Между тем втащить его в картину, даже при всем том, что был он мой старинный, еще со вгиковских времен близкий товарищ, было необыкновенно тяжело. Решающую роль тут, думаю, сыграла славная Славина жена Галя. Прочитав сценарий, она чистосердечно сказала:
— Слава, как же можно тебе там не сниматься? Там же просто ты описан. Даже белые носки там твои…
А я действительно вспомнил про Славу еще тогда, когда молол языком первоначальную несусветицу Сереже Ливневу. Правда, когда я склонял его сниматься у нас, в нем еще не было нынешнего его чувства собственной значимости, как бы государственной ответственности за пребывание на белом свете. Тогда еще он был просто очень добродушным, любопытным к обыкновенной жизни и обыкновенным людям обаятельнейшим человеком, мог часами подряд ни про что смешно трепаться, ночи напролет играть с Илюшей Ивановым на деньги в шахматы, давая ему форы в половину фигур.
Станислав Сергеевич, мне кажется, по природе своей человек редкий, превосходнейший… Он искренне убежден, например, что каждый русский человек, да и вообще человек российской языковой культуры обязан знать наизусть «Онегина». Сам он «Онегина» наизусть знает, еще до ВГИКа знал. Меня потрясало, что можно было ткнуть в любую онегинскую строку, а дальше с этого места он уже мог наизусть читать его часами. В одной комнате, если я не ошибаюсь, с ним жил его сокурсник, который, напротив, славился тем, что прочел «Три мушкетера» и «Двадцать лет спустя» задом наперед. Слава и к этому сомнительному феномену относился вполне уважительно. Но все-таки предпочитал «Онегина», знание которого вовсе не почитал собственной заслугой: относился к этому знанию всего лишь как к должному. Во вгиковские времена у каждого из нас, украшая убогий быт, в общежитии что-нибудь висело над кроватью, у кого — иностранная тетка с какими-нибудь удивительными по величине и торчковитости голыми сиськами, у кого — диссидентский польский киноплакат. У Славы — план города Парижа. Сам он в те времена в Париже, конечно же, никогда не был, но ориентировался в этом городе безупречно.

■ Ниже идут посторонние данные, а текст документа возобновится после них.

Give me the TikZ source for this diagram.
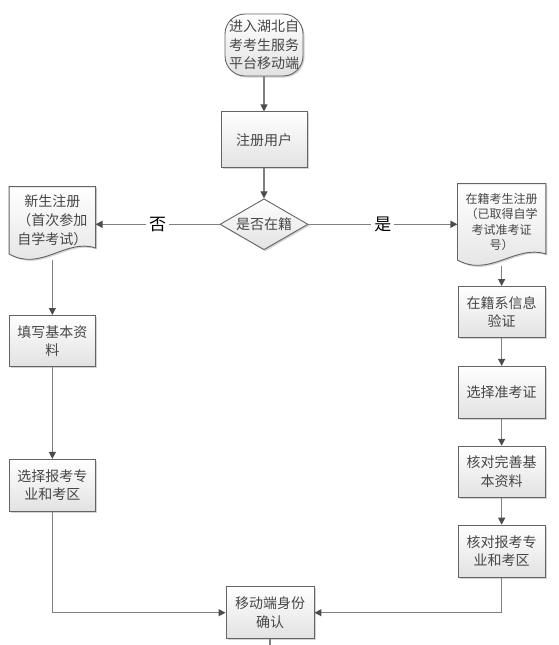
\documentclass[tikz,border=0pt]{standalone}
\usepackage{fontspec}
\setmainfont{Noto Sans CJK SC}
\usetikzlibrary{positioning, arrows.meta, shapes.geometric, shadows, backgrounds}

\definecolor{linegray}{RGB}{128,128,128}
\definecolor{boxgray}{RGB}{100,100,100}
\definecolor{boxshade}{RGB}{226,226,226}
\definecolor{txtgray}{RGB}{70,70,70}

\tikzset{
  flow/.style={draw=linegray, line width=1.2pt, -{Triangle[width=7pt,length=7pt,color=black!70]}},
  plain/.style={draw=linegray, line width=1.2pt},
  procbox/.style={rectangle, draw=boxgray, line width=0.9pt, top color=white, bottom color=boxshade,
    text=txtgray, align=center, minimum width=86pt, minimum height=52pt, inner sep=2pt,
    font=\fontsize{14}{18.5}\selectfont,
    drop shadow={shadow xshift=1.5pt, shadow yshift=-1.5pt, opacity=0.35}},
  termbox/.style={procbox, rounded corners=20pt, minimum width=78pt, minimum height=62pt},
  decision/.style={diamond, draw=boxgray, line width=0.9pt, top color=white, bottom color=boxshade,
    text=txtgray, shape aspect=1.9, minimum width=88pt, minimum height=51pt, inner sep=0pt,
    font=\fontsize{14}{18}\selectfont,
    drop shadow={shadow xshift=1.5pt, shadow yshift=-1.5pt, opacity=0.35}},
  docnode/.style={rectangle, text=txtgray, align=center, minimum width=86pt, inner sep=2pt,
    font=\fontsize{14}{19}\selectfont},
  docline/.style={draw=boxgray, line width=0.9pt, top color=white, bottom color=boxshade,
    drop shadow={shadow xshift=1.5pt, shadow yshift=-1.5pt, opacity=0.35}},
  answer/.style={fill=white, text=black, font=\fontsize{17}{17}\selectfont, inner sep=3pt}
}

% document shape with a wavy bottom, drawn round a plain node
\newcommand{\docwave}[1]{%
  \path[docline] (#1.north west) -- (#1.north east) -- ([yshift=6pt]#1.south east)
    .. controls ([xshift=-30pt,yshift=16pt]#1.south east) and ([xshift=32pt,yshift=-18pt]#1.south west)
    .. (#1.south west) -- cycle;}

\begin{document}
\begin{tikzpicture}
  \useasboundingbox (0,0) rectangle (558pt,-645pt);

  \node[termbox] (start) at (264pt,-45pt) {进入湖北自\\考考生服务\\平台移动端};
  \node[procbox, below=35pt of start, minimum height=56pt] (reg) {注册用户};
  \node[decision, below=30pt of reg] (dia) {是否在籍};

  % left branch
  \node[docnode, left=124pt of dia, yshift=4pt, minimum height=67pt] (ldoc) {新生注册\\（首次参加\\自学考试）};
  \node[procbox, below=61pt of ldoc, minimum height=51pt] (lfill) {填写基本资\\料};
  \node[procbox, below=92pt of lfill] (lsel) {选择报考专\\业和考区};

  % right branch
  \node[docnode, right=149pt of dia, yshift=2.5pt, minimum width=88pt, minimum height=76pt,
    font=\fontsize{12}{15.5}\selectfont] (rdoc) {在籍考生注册\\（已取得自学\\考试准考证\\号）};
  \node[procbox, below=26pt of rdoc, minimum width=87pt, minimum height=51pt] (rver) {在籍系信息\\验证};
  \node[procbox, below=28pt of rver, minimum width=87pt] (rcard) {选择准考证};
  \node[procbox, below=27pt of rcard, minimum width=87pt, minimum height=51pt] (rbase) {核对完善基\\本资料};
  \node[procbox, below=27pt of rbase, minimum width=87pt] (rmaj) {核对报考专\\业和考区};

  \node[procbox, below=336pt of dia, xshift=6pt, minimum width=88pt] (confirm) {移动端身份\\确认};
  \coordinate[below=10pt of confirm] (out);

  \begin{pgfonlayer}{background}
    \docwave{ldoc}
    \docwave{rdoc}
  \end{pgfonlayer}

  \draw[flow] (start) -- (reg);
  \draw[flow] (reg) -- (dia);
  \draw[flow] (dia.west) -- (dia.west -| ldoc.east) node[answer, midway] {否};
  \draw[flow] (dia.east) -- (dia.east -| rdoc.west) node[answer, midway] {是};
  \draw[flow] ([yshift=-6pt]ldoc.south) -- (lfill);
  \draw[flow] (lfill) -- (lsel);
  \draw[flow] ([yshift=-6pt]rdoc.south) -- (rver);
  \draw[flow] (rver) -- (rcard);
  \draw[flow] (rcard) -- (rbase);
  \draw[flow] (rbase) -- (rmaj);
  \draw[flow] (lsel.south) |- (confirm.west);
  \draw[flow] (rmaj.south) |- (confirm.east);
  \draw[plain] (confirm.south) -- (out);
\end{tikzpicture}
\end{document}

— С чего начнем? — спрашивал Слава, когда кто-нибудь заходил по любому поводу в комнату, скажем одолжить рубль или, может, за постным маслом.
— Давай хоть с площади Звезды…
Сидя спиной к карте, Слава начинал подробнейше, дом за домом, описывать выбранный маршрут, безошибочно называя все близлежащие улицы и переулки, рассказывал при этом, что в каком доме находится сейчас и что находилось там раньше, и что, и когда, и по какому поводу в нем происходило. Делал он это от души, с удовольствием, ничуть не напуская на себя ни важности, ни значительности. Зачарованный слушатель благодарно забывал на время и про масло, и про рубль.
Как*то во время «Ассы» мы ехали на «рафике» через перевал в Симферополь встречать Таню. Говорухин вдруг стал просто так, чтобы скоротать путь и вообще для удовольствия, вслух читать «Онегина».
— Слава, это ж гениально! Крымов наверняка мог так вот знать «Онегина»! Давай воткнем в картину?..
Характерные данные Говорухина и Крымова сходились; единственное, чего в нем, в Говорухине, поначалу недоставало, — так это именно повадок «значительного государственного мужа». А было так важно, чтобы зритель почувствовал эту крымовскую тоталитарную преступную государственную инфернальность. Это должна была быть некая особая, российская имперская инфернальность, естественное сознание того, что от простого поднятия его брови зависит судьба некоего весьма значительного народонаселенного географического пространства.
— Слава, дави форс! Понти, Слава, понти! И понт тут должен быть особый, государственный понт! — в меру своих сил и скромных в этом тонком деле понятий пытался натаскивать его я.
Действительно, Слава довольно быстро манеры эти усвоил, и теперь я, когда его вижу по телевизору в неком роскошном правительственном кабинете, осененного российским флагом, я не могу не вспомнить скромных своих, первоначальных педагогических усилий, которые он, конечно же, талантливейшим образом довел до полного совершенства.